Since meter gauge won’t be around forever, I felt obliged to ride the Jaipur–Sikar train when I had the chance. A month ago, I rode one of these trains from Jaipur as far as Chomun, one-third of the way to Sikar. The meter-gauge tracks at Jaipur Junction station are on the north side of the broad-gauge lines, so the tracks don’t have to cross each other. I found a place where both gauges run side-by-side, showing the difference in size.

Comparison of meter gauge (left) and broad gauge (right).

Comparison of meter gauge (left) and broad gauge (right).

The meter-gauge train was smaller and, I dare say, cuter than the broad-gauge trains I am used to seeing.

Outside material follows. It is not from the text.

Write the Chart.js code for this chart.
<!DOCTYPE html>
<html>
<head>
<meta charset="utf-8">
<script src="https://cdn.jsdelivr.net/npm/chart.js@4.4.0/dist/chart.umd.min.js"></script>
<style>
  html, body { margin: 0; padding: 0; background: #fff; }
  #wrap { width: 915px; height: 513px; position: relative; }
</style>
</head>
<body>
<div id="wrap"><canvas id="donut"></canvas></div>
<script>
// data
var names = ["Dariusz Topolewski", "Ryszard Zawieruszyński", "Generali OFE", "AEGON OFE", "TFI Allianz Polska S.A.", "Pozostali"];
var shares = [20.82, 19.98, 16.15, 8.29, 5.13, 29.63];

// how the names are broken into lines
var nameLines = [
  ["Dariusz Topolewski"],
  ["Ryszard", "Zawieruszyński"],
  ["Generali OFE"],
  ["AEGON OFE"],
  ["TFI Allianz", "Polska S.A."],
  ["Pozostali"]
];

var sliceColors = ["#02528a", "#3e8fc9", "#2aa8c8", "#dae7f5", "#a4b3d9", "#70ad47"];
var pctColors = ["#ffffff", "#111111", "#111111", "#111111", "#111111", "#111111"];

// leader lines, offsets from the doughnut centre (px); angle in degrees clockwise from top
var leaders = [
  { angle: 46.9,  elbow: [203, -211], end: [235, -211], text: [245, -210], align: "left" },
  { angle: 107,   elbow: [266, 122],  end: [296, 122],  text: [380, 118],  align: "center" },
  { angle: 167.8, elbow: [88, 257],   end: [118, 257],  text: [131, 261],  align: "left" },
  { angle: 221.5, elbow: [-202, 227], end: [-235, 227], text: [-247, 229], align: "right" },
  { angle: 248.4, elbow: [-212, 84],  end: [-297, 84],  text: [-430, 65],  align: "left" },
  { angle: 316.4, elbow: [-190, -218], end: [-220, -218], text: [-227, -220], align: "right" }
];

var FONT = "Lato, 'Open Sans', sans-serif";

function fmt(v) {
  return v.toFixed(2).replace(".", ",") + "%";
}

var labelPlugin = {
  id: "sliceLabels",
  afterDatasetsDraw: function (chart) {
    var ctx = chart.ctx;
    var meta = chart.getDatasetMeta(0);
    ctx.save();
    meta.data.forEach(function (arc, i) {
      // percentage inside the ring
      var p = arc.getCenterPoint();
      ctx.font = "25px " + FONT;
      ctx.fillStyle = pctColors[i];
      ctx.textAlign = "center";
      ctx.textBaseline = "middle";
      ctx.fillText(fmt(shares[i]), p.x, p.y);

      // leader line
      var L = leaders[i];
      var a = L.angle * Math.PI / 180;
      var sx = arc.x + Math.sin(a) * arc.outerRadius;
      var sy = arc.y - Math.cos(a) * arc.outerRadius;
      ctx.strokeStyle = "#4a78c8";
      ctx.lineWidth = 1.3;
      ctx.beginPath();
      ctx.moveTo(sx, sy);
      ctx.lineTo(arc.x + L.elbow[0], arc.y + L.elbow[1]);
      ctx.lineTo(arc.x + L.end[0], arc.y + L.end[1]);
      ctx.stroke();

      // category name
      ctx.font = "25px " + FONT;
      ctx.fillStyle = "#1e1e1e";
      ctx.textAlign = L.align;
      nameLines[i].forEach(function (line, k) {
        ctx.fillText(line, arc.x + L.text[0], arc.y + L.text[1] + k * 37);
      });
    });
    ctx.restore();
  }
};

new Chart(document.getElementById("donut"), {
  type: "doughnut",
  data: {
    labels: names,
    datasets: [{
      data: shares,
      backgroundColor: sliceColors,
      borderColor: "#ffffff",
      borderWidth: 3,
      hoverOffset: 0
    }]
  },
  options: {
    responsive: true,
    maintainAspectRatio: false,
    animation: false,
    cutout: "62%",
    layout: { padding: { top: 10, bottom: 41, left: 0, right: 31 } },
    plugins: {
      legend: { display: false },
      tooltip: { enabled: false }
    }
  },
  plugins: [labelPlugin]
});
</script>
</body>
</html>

Inside, the coach was just wide enough for a bench seating four or five adults.

Meter-gauge locomotive of 52083 Jaipur-Sikar MG Pass train.

Meter-gauge locomotive of 52083 Jaipur-Sikar MG Pass train.

Meter-gauge luggage car.

Meter-gauge luggage car.

Panorama of a compartment in a meter-gauge train.

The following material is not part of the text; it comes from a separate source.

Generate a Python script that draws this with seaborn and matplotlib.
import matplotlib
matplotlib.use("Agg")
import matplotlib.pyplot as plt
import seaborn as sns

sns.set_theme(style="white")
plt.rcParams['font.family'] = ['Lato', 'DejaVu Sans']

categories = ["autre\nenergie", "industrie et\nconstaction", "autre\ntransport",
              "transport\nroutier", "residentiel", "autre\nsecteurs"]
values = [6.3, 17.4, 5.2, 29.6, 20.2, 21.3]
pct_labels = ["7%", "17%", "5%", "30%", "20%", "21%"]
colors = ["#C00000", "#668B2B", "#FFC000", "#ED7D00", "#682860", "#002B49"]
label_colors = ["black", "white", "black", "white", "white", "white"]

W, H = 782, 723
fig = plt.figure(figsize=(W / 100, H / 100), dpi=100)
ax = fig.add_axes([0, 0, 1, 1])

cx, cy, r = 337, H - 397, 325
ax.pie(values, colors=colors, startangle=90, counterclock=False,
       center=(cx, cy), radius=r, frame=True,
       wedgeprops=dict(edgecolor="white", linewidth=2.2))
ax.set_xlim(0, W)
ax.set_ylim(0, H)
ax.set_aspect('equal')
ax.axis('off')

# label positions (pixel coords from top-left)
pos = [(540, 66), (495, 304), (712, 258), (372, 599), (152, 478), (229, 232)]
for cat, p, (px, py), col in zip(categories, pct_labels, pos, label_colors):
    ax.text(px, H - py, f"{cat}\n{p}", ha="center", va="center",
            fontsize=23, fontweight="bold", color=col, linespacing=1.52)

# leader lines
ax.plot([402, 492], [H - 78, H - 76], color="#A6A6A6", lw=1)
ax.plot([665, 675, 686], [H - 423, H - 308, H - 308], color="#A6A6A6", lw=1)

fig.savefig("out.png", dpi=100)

Panorama of a compartment in a meter-gauge train.

I sat in the coach just behind the diesel-electric locomotive, because that one was farthest along the platform and nobody else was in it at first. When the train left Jaipur station, only two other men were in my compartment. At the first stop, Dher ka Balaji, the compartment filled up. The train passed by Jaipur’s sprawl for a while, then it reached the open countryside. After several station stops that I didn’t see the name of, the train pulled into Chomun station, a nice little colonial Public Works Department structure.

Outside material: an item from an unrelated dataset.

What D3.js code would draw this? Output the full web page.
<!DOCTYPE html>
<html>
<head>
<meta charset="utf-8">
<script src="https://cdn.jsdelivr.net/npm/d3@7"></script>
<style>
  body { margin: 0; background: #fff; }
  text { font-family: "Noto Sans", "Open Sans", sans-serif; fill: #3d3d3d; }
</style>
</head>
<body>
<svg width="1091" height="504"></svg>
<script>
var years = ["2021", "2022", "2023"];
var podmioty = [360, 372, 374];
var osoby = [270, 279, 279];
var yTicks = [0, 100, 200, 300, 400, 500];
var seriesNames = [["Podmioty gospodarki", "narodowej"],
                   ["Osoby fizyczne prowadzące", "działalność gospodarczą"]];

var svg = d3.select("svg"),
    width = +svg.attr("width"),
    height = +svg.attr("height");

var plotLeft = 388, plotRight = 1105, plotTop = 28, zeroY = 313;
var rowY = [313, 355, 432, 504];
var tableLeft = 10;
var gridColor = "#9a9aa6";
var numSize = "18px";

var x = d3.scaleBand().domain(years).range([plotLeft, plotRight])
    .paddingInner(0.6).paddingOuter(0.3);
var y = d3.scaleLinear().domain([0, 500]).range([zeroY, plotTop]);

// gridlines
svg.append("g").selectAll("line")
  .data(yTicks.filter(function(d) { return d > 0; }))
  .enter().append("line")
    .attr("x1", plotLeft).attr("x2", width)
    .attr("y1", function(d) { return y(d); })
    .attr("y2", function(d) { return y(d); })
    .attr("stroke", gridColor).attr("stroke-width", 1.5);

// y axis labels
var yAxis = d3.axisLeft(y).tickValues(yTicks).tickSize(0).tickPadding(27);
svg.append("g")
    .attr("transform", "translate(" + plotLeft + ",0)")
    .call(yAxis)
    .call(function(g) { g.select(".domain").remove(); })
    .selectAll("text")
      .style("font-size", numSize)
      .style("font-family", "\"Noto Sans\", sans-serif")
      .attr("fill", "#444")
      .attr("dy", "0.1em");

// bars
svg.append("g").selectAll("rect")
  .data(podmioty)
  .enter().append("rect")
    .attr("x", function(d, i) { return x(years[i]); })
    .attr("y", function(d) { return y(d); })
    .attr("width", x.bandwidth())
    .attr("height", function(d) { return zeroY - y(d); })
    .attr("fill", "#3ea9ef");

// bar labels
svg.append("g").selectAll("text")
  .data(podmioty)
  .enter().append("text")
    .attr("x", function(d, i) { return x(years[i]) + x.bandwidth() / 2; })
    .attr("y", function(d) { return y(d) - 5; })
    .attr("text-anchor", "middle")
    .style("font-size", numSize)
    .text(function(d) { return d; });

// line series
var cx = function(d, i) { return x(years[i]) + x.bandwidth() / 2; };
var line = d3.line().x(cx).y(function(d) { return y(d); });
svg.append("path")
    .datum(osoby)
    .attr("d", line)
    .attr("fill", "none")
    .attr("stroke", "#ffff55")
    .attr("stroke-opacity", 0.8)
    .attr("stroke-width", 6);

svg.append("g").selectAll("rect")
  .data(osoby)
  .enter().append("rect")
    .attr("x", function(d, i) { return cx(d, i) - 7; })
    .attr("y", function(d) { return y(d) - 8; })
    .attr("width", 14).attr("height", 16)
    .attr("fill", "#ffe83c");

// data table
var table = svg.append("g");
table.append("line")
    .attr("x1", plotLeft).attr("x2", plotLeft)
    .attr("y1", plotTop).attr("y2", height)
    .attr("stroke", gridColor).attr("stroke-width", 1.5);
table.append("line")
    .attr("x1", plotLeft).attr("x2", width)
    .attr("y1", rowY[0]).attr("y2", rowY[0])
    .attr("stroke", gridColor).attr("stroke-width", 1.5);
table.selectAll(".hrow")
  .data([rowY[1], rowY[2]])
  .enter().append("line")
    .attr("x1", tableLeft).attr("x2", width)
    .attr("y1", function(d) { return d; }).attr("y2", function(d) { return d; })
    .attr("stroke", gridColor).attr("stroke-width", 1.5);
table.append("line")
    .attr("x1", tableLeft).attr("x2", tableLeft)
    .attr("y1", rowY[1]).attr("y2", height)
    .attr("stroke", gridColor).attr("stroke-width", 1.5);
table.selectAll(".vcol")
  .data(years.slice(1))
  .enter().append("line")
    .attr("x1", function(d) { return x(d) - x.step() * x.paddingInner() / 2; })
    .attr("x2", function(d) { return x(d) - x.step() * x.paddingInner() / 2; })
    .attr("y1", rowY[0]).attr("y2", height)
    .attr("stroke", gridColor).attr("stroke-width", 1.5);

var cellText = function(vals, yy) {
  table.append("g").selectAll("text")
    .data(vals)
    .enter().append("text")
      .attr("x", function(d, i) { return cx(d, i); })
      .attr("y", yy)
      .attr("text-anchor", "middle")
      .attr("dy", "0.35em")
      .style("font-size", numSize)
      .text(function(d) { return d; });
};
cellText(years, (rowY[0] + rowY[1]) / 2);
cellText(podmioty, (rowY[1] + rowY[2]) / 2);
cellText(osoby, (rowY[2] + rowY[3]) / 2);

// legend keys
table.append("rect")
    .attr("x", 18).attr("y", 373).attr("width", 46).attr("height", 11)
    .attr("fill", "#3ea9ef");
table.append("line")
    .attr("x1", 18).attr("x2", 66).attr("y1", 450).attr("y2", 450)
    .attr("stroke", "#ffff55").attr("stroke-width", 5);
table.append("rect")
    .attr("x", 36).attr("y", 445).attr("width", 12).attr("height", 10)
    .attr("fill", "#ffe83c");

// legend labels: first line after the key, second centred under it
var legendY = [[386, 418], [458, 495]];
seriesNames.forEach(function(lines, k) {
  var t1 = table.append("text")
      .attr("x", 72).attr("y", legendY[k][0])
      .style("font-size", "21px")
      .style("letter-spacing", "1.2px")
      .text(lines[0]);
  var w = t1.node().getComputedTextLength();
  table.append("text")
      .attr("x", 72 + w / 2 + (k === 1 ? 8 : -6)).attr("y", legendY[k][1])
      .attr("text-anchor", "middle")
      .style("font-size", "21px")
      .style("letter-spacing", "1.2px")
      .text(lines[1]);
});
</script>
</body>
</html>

The single platform of Chomun Samod station.

The single platform of Chomun Samod station.

Glimpse of the facade of Chomun Samod station.

Glimpse of the facade of Chomun Samod station.

At Chomun, my meter-gauge technological tourism came to an end. I returned to Jaipur by city bus.

Having ridden on a meter-gauge train, I can now appreciate how much the Indian Railways have changed since the days when the narrower gauge was more prevalent. The train I rode to Chomun just didn’t have the capacity of the much larger broad-gauge trains I have ridden in India.